Wall Street Journal posts California delinquency and foreclosure stats

A recent blog post by the Wall Street Journal includes a revealing and useful map on the delinquency, foreclosure, subprime and various other stats from metro areas around the country.   Find it here.   Actually, when I first looked at it, I thought it was California-only data, but that's probably because of the top 13 delinquency rates in the US, 6 of them--including 4 of the top 5 spots--are here in California. 

Against a national average of 3.86%, the winners are...

  • Merced, California at 9.78%.
  • Stockton, California at 8.73, and
  • Riverside, California at 8.03.
This map is an interactive sort of thing, and there are other specific mortgage-related maps that you can play around with.  For instance, want to know which state's mortgage brokers made the most subprime loans during the "boom?"  It's there.  And...Yes.  California wins again.  29.4% of all real property secured loans made made in the state in 2006 were subprime-- "hard money" as the industry refers to them.  Here's a direct link.  What's really frightening is the dollar volume:  $155 billion. 

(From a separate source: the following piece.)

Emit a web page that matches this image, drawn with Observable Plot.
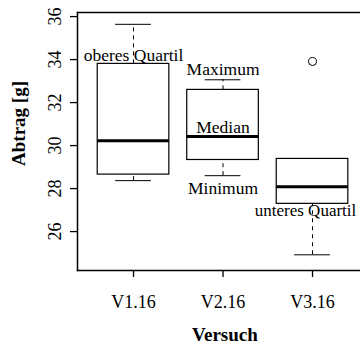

The only conclusion you can really reach in looking at this material is that it's a bloodbath, and it's worse in California--by a vast margin--than anywhere else in the country.

What I have to wonder is who was the genius who came up with the idea of speculating with $155 billion in junior deeds of trust in markets like Merced, Stocton and Riverside?  Where was the adult supervision?  Didn't anyone learn anything at all from the S&L crisis?  Or, the dot com fiasco?